> **The records**
»»

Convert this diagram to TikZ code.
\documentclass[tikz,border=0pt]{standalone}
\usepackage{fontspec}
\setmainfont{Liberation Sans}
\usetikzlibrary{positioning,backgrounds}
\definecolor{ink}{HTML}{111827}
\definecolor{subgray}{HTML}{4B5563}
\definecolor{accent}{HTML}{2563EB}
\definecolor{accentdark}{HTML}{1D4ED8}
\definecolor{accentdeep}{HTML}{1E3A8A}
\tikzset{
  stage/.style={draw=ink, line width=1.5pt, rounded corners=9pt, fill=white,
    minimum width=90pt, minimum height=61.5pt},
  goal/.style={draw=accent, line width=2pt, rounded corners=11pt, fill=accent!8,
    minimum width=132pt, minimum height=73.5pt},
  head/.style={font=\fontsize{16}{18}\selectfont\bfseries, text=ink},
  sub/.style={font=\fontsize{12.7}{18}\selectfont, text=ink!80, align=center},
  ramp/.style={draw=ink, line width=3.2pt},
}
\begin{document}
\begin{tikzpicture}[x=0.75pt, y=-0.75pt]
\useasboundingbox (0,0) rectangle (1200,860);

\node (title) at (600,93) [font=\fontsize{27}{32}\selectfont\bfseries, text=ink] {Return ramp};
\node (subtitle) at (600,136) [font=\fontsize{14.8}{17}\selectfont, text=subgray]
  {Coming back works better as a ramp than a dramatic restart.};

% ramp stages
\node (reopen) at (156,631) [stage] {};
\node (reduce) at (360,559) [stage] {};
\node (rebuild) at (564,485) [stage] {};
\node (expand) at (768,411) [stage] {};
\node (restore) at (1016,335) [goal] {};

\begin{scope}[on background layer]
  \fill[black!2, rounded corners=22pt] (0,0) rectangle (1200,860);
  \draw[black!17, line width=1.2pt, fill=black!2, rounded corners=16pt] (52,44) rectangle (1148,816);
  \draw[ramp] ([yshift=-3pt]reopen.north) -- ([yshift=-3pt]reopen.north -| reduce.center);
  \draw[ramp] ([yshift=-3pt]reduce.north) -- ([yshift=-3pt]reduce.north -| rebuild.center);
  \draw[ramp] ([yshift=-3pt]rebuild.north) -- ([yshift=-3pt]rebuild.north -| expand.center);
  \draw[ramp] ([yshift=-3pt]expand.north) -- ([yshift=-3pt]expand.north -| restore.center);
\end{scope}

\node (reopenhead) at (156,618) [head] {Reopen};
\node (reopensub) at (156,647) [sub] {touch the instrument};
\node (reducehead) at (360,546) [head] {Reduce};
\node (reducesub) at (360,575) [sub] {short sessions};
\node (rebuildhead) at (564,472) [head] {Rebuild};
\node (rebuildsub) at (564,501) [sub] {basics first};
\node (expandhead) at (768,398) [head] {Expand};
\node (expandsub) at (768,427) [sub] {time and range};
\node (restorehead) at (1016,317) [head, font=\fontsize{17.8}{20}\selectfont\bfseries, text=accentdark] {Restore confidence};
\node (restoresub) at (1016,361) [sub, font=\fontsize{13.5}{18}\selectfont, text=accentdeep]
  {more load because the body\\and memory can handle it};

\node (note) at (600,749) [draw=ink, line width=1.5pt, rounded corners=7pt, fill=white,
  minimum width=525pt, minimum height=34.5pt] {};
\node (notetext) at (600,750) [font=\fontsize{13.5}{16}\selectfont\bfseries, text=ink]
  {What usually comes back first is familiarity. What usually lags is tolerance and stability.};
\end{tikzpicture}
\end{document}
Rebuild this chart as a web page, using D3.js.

««

> **Instructions to follow**
Extract all the entries word for word.

> **Written answer**
Convert this diagram to TikZ code.
\documentclass[tikz,border=0pt]{standalone}
\usepackage{fontspec}
\setmainfont{Liberation Sans}
\usetikzlibrary{positioning,backgrounds}
\definecolor{ink}{HTML}{111827}
\definecolor{subgray}{HTML}{4B5563}
\definecolor{accent}{HTML}{2563EB}
\definecolor{accentdark}{HTML}{1D4ED8}
\definecolor{accentdeep}{HTML}{1E3A8A}
\tikzset{
  stage/.style={draw=ink, line width=1.5pt, rounded corners=9pt, fill=white,
    minimum width=90pt, minimum height=61.5pt},
  goal/.style={draw=accent, line width=2pt, rounded corners=11pt, fill=accent!8,
    minimum width=132pt, minimum height=73.5pt},
  head/.style={font=\fontsize{16}{18}\selectfont\bfseries, text=ink},
  sub/.style={font=\fontsize{12.7}{18}\selectfont, text=ink!80, align=center},
  ramp/.style={draw=ink, line width=3.2pt},
}
\begin{document}
\begin{tikzpicture}[x=0.75pt, y=-0.75pt]
\useasboundingbox (0,0) rectangle (1200,860);

\node (title) at (600,93) [font=\fontsize{27}{32}\selectfont\bfseries, text=ink] {Return ramp};
\node (subtitle) at (600,136) [font=\fontsize{14.8}{17}\selectfont, text=subgray]
  {Coming back works better as a ramp than a dramatic restart.};

% ramp stages
\node (reopen) at (156,631) [stage] {};
\node (reduce) at (360,559) [stage] {};
\node (rebuild) at (564,485) [stage] {};
\node (expand) at (768,411) [stage] {};
\node (restore) at (1016,335) [goal] {};

\begin{scope}[on background layer]
  \fill[black!2, rounded corners=22pt] (0,0) rectangle (1200,860);
  \draw[black!17, line width=1.2pt, fill=black!2, rounded corners=16pt] (52,44) rectangle (1148,816);
  \draw[ramp] ([yshift=-3pt]reopen.north) -- ([yshift=-3pt]reopen.north -| reduce.center);
  \draw[ramp] ([yshift=-3pt]reduce.north) -- ([yshift=-3pt]reduce.north -| rebuild.center);
  \draw[ramp] ([yshift=-3pt]rebuild.north) -- ([yshift=-3pt]rebuild.north -| expand.center);
  \draw[ramp] ([yshift=-3pt]expand.north) -- ([yshift=-3pt]expand.north -| restore.center);
\end{scope}

\node (reopenhead) at (156,618) [head] {Reopen};
\node (reopensub) at (156,647) [sub] {touch the instrument};
\node (reducehead) at (360,546) [head] {Reduce};
\node (reducesub) at (360,575) [sub] {short sessions};
\node (rebuildhead) at (564,472) [head] {Rebuild};
\node (rebuildsub) at (564,501) [sub] {basics first};
\node (expandhead) at (768,398) [head] {Expand};
\node (expandsub) at (768,427) [sub] {time and range};
\node (restorehead) at (1016,317) [head, font=\fontsize{17.8}{20}\selectfont\bfseries, text=accentdark] {Restore confidence};
\node (restoresub) at (1016,361) [sub, font=\fontsize{13.5}{18}\selectfont, text=accentdeep]
  {more load because the body\\and memory can handle it};

\node (note) at (600,749) [draw=ink, line width=1.5pt, rounded corners=7pt, fill=white,
  minimum width=525pt, minimum height=34.5pt] {};
\node (notetext) at (600,750) [font=\fontsize{13.5}{16}\selectfont\bfseries, text=ink]
  {What usually comes back first is familiarity. What usually lags is tolerance and stability.};
\end{tikzpicture}
\end{document}
Rebuild this chart as a web page, using D3.js.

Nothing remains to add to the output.